Types of Alternative Investments

Private Equity

Private equity is a type of investment that involves buying and selling ownership shares in private companies—businesses that are not publicly traded on the stock market. Instead of buying stocks in big companies that anyone can invest in, private equity focuses on smaller or private companies that aren't available to the general public. Private equity can come in different forms, depending on the type of investment:

  • Venture Capital (VC): Venture capital focuses on investing in early-stage companies, usually startups, that show high growth potential but lack access to capital from traditional sources like banks due to their high risk. VC firms typically provide not just capital but also strategic guidance, operational expertise, and access to their networks.

  • Growth Equity: This type of private equity involves investing in established companies that are looking to grow. Investors provide the capital in exchange for ownership stakes, betting that the company’s growth will increase its value.

  • Leveraged Buyouts (LBOs): In an LBO, private equity firms buy a company by using a combination of their own money and borrowed funds (leverage). The idea is to take control of the company, improve its operations, and then sell it at a higher value later on.

  • Mezzanine Capital: This is a hybrid type of investment that falls between debt and equity. In mezzanine financing, investors provide loans to a company that can be converted into equity if the loan isn’t repaid.

  • Real Estate Private Equity (REPE): This form of private equity focuses on investing in real estate. Private equity firms buy properties or real estate companies with the goal of increasing the value of the properties and selling them for a profit. Investors in REPE funds can benefit from both the income generated by the real estate (like rent) and any increase in property value over time.

Private Debt/Credit

Private credit, also known as private debt, is a type of investment that involves buying and selling loans and debt securities in private companies—businesses that are not publicly traded. Instead of investing in publicly traded bonds or taking out loans through banks, private credit involves lending money directly to companies or buying their debt.

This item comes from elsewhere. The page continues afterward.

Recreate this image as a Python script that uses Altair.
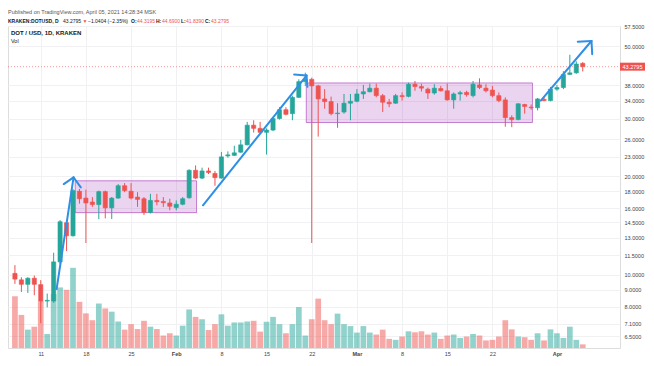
import altair as alt
import pandas as pd

# ---------------- data ----------------
start_date = "2021-01-07"
n_days = 89

opens = [10.11, 9.66, 9.36, 9.77, 9.34, 8.32, 8.32, 10.96, 14.44, 13.17,
         18.02, 17.17, 16.70, 16.40, 17.97, 16.03, 17.17, 18.73, 18.02, 17.29,
         17.09, 15.52, 16.89, 16.77, 16.59, 16.06, 16.44, 17.21, 20.88, 19.76,
         20.78, 20.42, 19.76, 23.10, 23.19, 23.71, 24.97, 28.68, 28.04, 27.27,
         27.71, 30.04, 31.97, 31.10, 34.88, 38.95, 39.60, 37.81, 34.49, 33.86,
         31.10, 31.45, 33.47, 33.93, 35.72, 36.28, 37.21, 35.30, 33.70, 33.47,
         35.30, 35.12, 38.26, 37.63, 36.96, 35.96, 37.11, 36.53, 34.26, 35.72,
         36.11, 35.30, 38.07, 37.21, 36.71, 35.30, 34.26, 30.25, 29.83, 33.17,
         32.55, 32.42, 34.40, 34.09, 36.96, 37.37, 40.98, 41.44, 44.3195]
highs = [10.71, 9.84, 9.84, 9.96, 9.64, 8.77, 11.69, 14.71, 14.60, 18.31,
         18.31, 18.22, 17.29, 18.10, 18.10, 17.29, 18.95, 19.08, 19.08, 17.90,
         17.29, 17.69, 17.69, 17.29, 17.09, 16.89, 17.29, 21.02, 21.61, 21.27,
         21.27, 20.78, 23.76, 23.85, 24.81, 25.86, 29.35, 29.69, 29.35, 28.04,
         30.37, 32.55, 32.55, 35.28, 39.60, 41.50, 40.06, 38.07, 36.96, 35.05,
         33.47, 35.72, 35.72, 36.96, 38.07, 38.41, 38.41, 35.72, 34.49, 35.72,
         36.11, 38.68, 39.14, 38.41, 37.37, 38.26, 37.81, 38.41, 36.11, 36.53,
         36.53, 39.14, 39.87, 38.26, 37.81, 36.11, 34.88, 30.74, 33.47, 33.33,
         33.17, 34.72, 34.88, 37.55, 38.07, 41.93, 47.07, 44.94, 44.69]
lows = [9.39, 8.87, 8.81, 8.67, 7.12, 7.96, 8.22, 10.80, 11.83, 13.10,
        16.51, 12.52, 16.14, 14.81, 14.88, 14.81, 17.09, 17.90, 17.01, 16.14,
        15.24, 15.41, 16.32, 16.14, 15.76, 15.76, 16.32, 17.09, 19.62, 19.62,
        20.33, 18.73, 19.70, 22.81, 23.08, 23.61, 24.90, 27.23, 27.08, 23.32,
        27.49, 29.83, 30.74, 29.69, 34.72, 37.80, 12.52, 26.46, 32.20, 30.74,
        28.15, 31.10, 29.69, 33.70, 34.49, 36.11, 34.88, 31.45, 32.55, 33.33,
        34.09, 34.88, 36.53, 36.35, 34.49, 35.55, 36.35, 34.09, 32.20, 34.09,
        35.05, 34.88, 36.96, 36.11, 34.88, 33.70, 28.37, 28.28, 29.69, 31.10,
        31.97, 31.82, 33.93, 33.93, 36.53, 36.96, 40.90, 41.16, 41.839]
closes = [9.71, 9.36, 9.77, 9.36, 8.32, 8.36, 10.96, 14.54, 13.17, 18.10,
          17.09, 16.59, 16.40, 17.97, 16.03, 17.17, 18.73, 18.10, 17.17, 17.01,
          15.52, 16.89, 16.73, 16.62, 16.21, 16.44, 17.09, 20.88, 19.76, 20.78,
          20.56, 19.82, 22.95, 23.27, 23.61, 24.97, 28.68, 28.04, 27.27, 27.71,
          30.04, 31.97, 30.95, 34.88, 38.95, 39.60, 37.81, 34.49, 33.86, 31.10,
          31.23, 33.47, 33.93, 35.72, 36.28, 37.21, 35.30, 33.70, 33.33, 35.30,
          35.05, 38.26, 37.63, 37.21, 35.96, 37.21, 36.53, 34.26, 35.72, 36.04,
          35.55, 38.26, 37.37, 36.53, 35.30, 34.09, 30.25, 29.83, 33.33, 32.71,
          32.42, 34.49, 34.09, 36.96, 37.37, 40.98, 41.44, 44.11, 43.2795]
volumes = [52.7, 33.7, 18.7, 21.7, 47.7, 14.3, 55.0, 61.7, 59.3, 81.7,
           47.0, 35.3, 28.3, 45.3, 40.3, 37.0, 27.0, 18.7, 24.3, 19.3,
           27.7, 21.7, 19.3, 12.7, 15.0, 12.7, 22.7, 39.3, 31.7, 29.3,
           18.3, 24.3, 34.3, 22.7, 26.0, 26.0, 27.0, 27.7, 16.7, 26.7,
           31.7, 24.3, 15.0, 24.3, 41.7, 12.7, 29.3, 50.3, 28.3, 24.3,
           35.0, 24.3, 22.3, 15.7, 22.3, 15.7, 13.7, 18.7, 9.3, 8.3,
           11.7, 17.0, 16.0, 17.0, 13.7, 15.7, 9.3, 12.7, 13.7, 10.3,
           11.7, 14.3, 12.7, 7.7, 8.3, 11.7, 28.3, 19.0, 11.7, 11.0,
           8.3, 15.0, 7.7, 19.0, 15.0, 10.3, 21.7, 8.3, 3.7]

x_tick_dates = ["2021-01-11", "2021-01-18", "2021-01-25", "2021-02-01",
                "2021-02-08", "2021-02-15", "2021-02-22", "2021-03-01",
                "2021-03-08", "2021-03-15", "2021-03-22", "2021-04-01"]
price_ticks = [6.5, 7.1, 8, 9, 10, 11.5, 13, 14.5, 16, 18, 20, 23, 26, 30,
               34, 38, 50, 57.5]

box_start = ["2021-01-16T08:00Z", "2021-02-21T03:40Z"]
box_end = ["2021-02-04T03:30Z", "2021-03-28T05:00Z"]
box_top = [19.39, 38.60]
box_bottom = [15.50, 29.22]

arrow_from_date = ["2021-01-13T11:00Z", "2021-01-16T02:00Z", "2021-01-16T02:00Z",
                   "2021-02-05T03:30Z", "2021-02-21T04:30Z", "2021-02-21T04:30Z",
                   "2021-03-29T12:00Z", "2021-04-06T08:30Z", "2021-04-06T08:30Z"]
arrow_from_price = [9.05, 19.86, 19.86, 16.32, 40.65, 40.65, 34.09, 51.85, 51.85]
arrow_to_date = ["2021-01-16T02:00Z", "2021-01-14T13:30Z", "2021-01-17T05:00Z",
                 "2021-02-21T04:30Z", "2021-02-19T06:30Z", "2021-02-21T08:00Z",
                 "2021-04-06T08:30Z", "2021-04-04T05:30Z", "2021-04-06T11:15Z"]
arrow_to_price = [19.86, 18.95, 18.52, 40.65, 40.93, 37.55, 51.85, 51.60, 47.27]

last_price = 43.2795
x_domain_dates = ["2021-01-06T16:48Z", "2021-04-10T00:00Z"]
price_domain = [5.98, 57.62]
vol_domain = [0, 328]


def ms(s):
    t = pd.Timestamp(s)
    if t.tzinfo is None:
        t = t.tz_localize("UTC")
    return int(t.value // 10**6)


dates = [ms(d) for d in pd.date_range(start_date, periods=n_days, freq="D").strftime("%Y-%m-%d")]
df = pd.DataFrame({"date": dates, "open": opens, "high": highs, "low": lows,
                   "close": closes, "volume": volumes})
boxes_df = pd.DataFrame({"start": [ms(s) for s in box_start], "end": [ms(s) for s in box_end],
                         "top": box_top, "bottom": box_bottom})
arrows_df = pd.DataFrame({"x1": [ms(s) for s in arrow_from_date], "p1": arrow_from_price,
                          "x2": [ms(s) for s in arrow_to_date], "p2": arrow_to_price})
last_df = pd.DataFrame({"price": [last_price], "label": [f"{last_price:.4f}"]})

# ---------------- style ----------------
UP = "#26a69a"
DOWN = "#ef5350"
FONT = "Liberation Sans"
W, H = 612, 322

x_scale = alt.Scale(type="utc", domain=[ms(d) for d in x_domain_dates], nice=False)
price_scale = alt.Scale(type="log", domain=price_domain, nice=False)
vol_scale = alt.Scale(domain=vol_domain, nice=False)

x_axis = alt.Axis(values=[ms(d) for d in x_tick_dates],
                  labelExpr="utcdate(datum.value) == 1 ? utcFormat(datum.value, '%b') : utcFormat(datum.value, '%-d')",
                  labelFontWeight={"condition": {"test": "utcdate(datum.value) == 1", "value": "bold"},
                                   "value": "normal"},
                  grid=True, gridColor="#f1f1f3", gridWidth=1, ticks=False, domain=False,
                  labelFontSize=5.5, labelColor="#444444", labelFont=FONT, labelPadding=3,
                  labelOverlap=False, labelFlush=False, title=None)
y_axis = alt.Axis(orient="right", values=price_ticks, format=".4f", grid=True,
                  gridColor="#f1f1f3", ticks=False, domain=False, labelFontSize=5.5,
                  labelColor="#444444", labelFont=FONT, labelPadding=4,
                  labelOverlap=False, labelFlush=False, title=None)

updown = alt.condition("datum.close >= datum.open", alt.value(UP), alt.value(DOWN))


def X(field):
    return alt.X(f"{field}:T", scale=x_scale, axis=x_axis, title=None)


def Yp(field):
    return alt.Y(f"{field}:Q", scale=price_scale, axis=y_axis, title=None)


vol = alt.Chart(df).mark_bar(size=5.7, opacity=0.5).encode(
    x=X("date"),
    y=alt.Y("volume:Q", scale=vol_scale, axis=None, title=None),
    color=updown,
)

boxes = alt.Chart(boxes_df).mark_rect(fill="#9c27b0", fillOpacity=0.2, stroke="#9c27b0",
                                       strokeOpacity=0.55, strokeWidth=1).encode(
    x=X("start"), x2="end:T", y=Yp("top"), y2="bottom:Q")

wicks = alt.Chart(df).mark_rule(strokeWidth=1).encode(
    x=X("date"), y=Yp("low"), y2="high:Q", color=updown)

bodies = alt.Chart(df).mark_bar(size=4.2, strokeWidth=0.6).encode(
    x=X("date"), y=Yp("open"), y2="close:Q", color=updown, stroke=updown)

last_line = alt.Chart(last_df).mark_rule(color=DOWN, strokeDash=[1, 2], opacity=0.6,
                                         strokeWidth=1).encode(
    y=Yp("price"), x=alt.value(0), x2=alt.value(W))

arrows = alt.Chart(arrows_df).mark_rule(color="#2f8fe6", strokeWidth=2, strokeCap="round").encode(
    x=X("x1"), x2="x2:T", y=Yp("p1"), y2="p2:Q")

tag = alt.Chart(last_df).mark_tick(orient="horizontal", size=25, thickness=8, color=DOWN,
                                   opacity=1).encode(
    y=Yp("price"), x=alt.value(W + 12.5))
tag_text = alt.Chart(last_df).mark_text(font=FONT, fontSize=5.5, color="white",
                                        align="center", baseline="middle").encode(
    y=Yp("price"), x=alt.value(W + 12.5), text="label:N")

layers = [boxes, wicks, bodies, last_line, arrows, tag, tag_text]


def txt(s, x, y, color="#131722", weight="normal", size=5.5):
    return alt.Chart(pd.DataFrame({"t": [s]})).mark_text(
        font=FONT, fontSize=size, color=color, fontWeight=weight, align="left",
        baseline="middle").encode(x=alt.value(x), y=alt.value(y), text="t:N")


layers.append(txt("Published on TradingView.com, April 05, 2021 14:28:34 MSK", 0, -14,
                  color="#555555", size=5.5))
pieces = [("KRAKEN:DOTUSD, D", 0, "#131722", "bold"),
          ("43.2795", 55, "#131722", "normal"),
          ("\u25bc", 74.5, DOWN, "normal"),
          ("\u22121.0404 (\u22122.35%)", 80, "#131722", "normal"),
          ("O:", 123, "#131722", "bold"),
          ("44.3195", 129, DOWN, "normal"),
          ("H:", 148, "#131722", "bold"),
          ("44.6900", 154, DOWN, "normal"),
          ("L:", 173, "#131722", "bold"),
          ("41.8390", 178, DOWN, "normal"),
          ("C:", 197, "#131722", "bold"),
          ("43.2795", 203, DOWN, "normal")]
for s, xpos, col, wt in pieces:
    layers.append(txt(s, xpos, -5.5, color=col, weight=wt, size=5))
layers.append(txt("DOT / USD, 1D, KRAKEN", 3, 7, color="#131722", weight="bold", size=6))
layers.append(txt("Vol", 3, 15, color="#131722", size=5.5))

price_layer = alt.layer(*layers)

chart = alt.layer(vol, price_layer).resolve_scale(y="independent").properties(
    width=W, height=H,
    autosize=alt.AutoSizeParams(type="none"),
    padding={"left": 0, "top": 18, "right": 26, "bottom": 10},
).configure_view(stroke="#b5b8bf", strokeWidth=1).configure(background="white")

chart.save("out.html", embed_options={"renderer": "svg", "actions": False})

There are different forms of private credit, each with its own characteristics:

  • Direct Lending: In direct lending, a lender provides a loan directly to a borrower, without involving a bank or any other middleman. These loans are typically given to small and medium-sized businesses (SMBs) that may not have access to traditional bank loans, often because they are considered higher risk.

  • Distressed Debt: Distressed debt refers to loans or bonds issued by companies that are struggling financially and are considered below investment grade. Investors in distressed debt are essentially betting that the company will recover and that the value of its debt will increase.

  • Mezzanine Debt: Mezzanine debt is a mix between senior debt (which is paid off first if the company defaults) and equity. It's often used to finance large transactions like leveraged buyouts, where the borrower’s credit rating isn’t strong enough to secure senior debt alone.

  • Venture Debt: Venture debt is a type of loan provided to early-stage companies, usually by venture capital firms. It's often used to help startups bridge the gap between funding rounds. While the interest rates on venture debt are typically lower than those offered by traditional banks, the risk of default is higher, as these companies are often young and not yet profitable.

Real Assets

Real assets investing involves buying physical assets rather than traditional financial assets like stocks and bonds. These types of investments tend to be more stable and can provide long-term returns, as they are generally less volatile than the stock market.

Here are the main types of real asset investments:

  • Real Estate: This involves buying property, such as office buildings, retail spaces, apartments, or industrial buildings. Real estate can provide steady income through rent and may increase in value over time. Investors can invest in real estate either through private funds or publicly traded markets.

  • Infrastructure: This refers to investing in essential physical systems like transportation networks (roads, bridges, airports), communication networks (telecoms, data centers), or utilities (water treatment plants, energy pipelines).

  • Natural Resources: These investments involve buying commodities like oil, gas, metals (gold, silver, copper), or agricultural products. Natural resources can offer stability and long-term returns, especially as the demand for these resources often remains strong over time.

  • Collectibles include items like art, rare coins, and vintage cars. These items can increase in value, especially if they become rare or gain historical significance.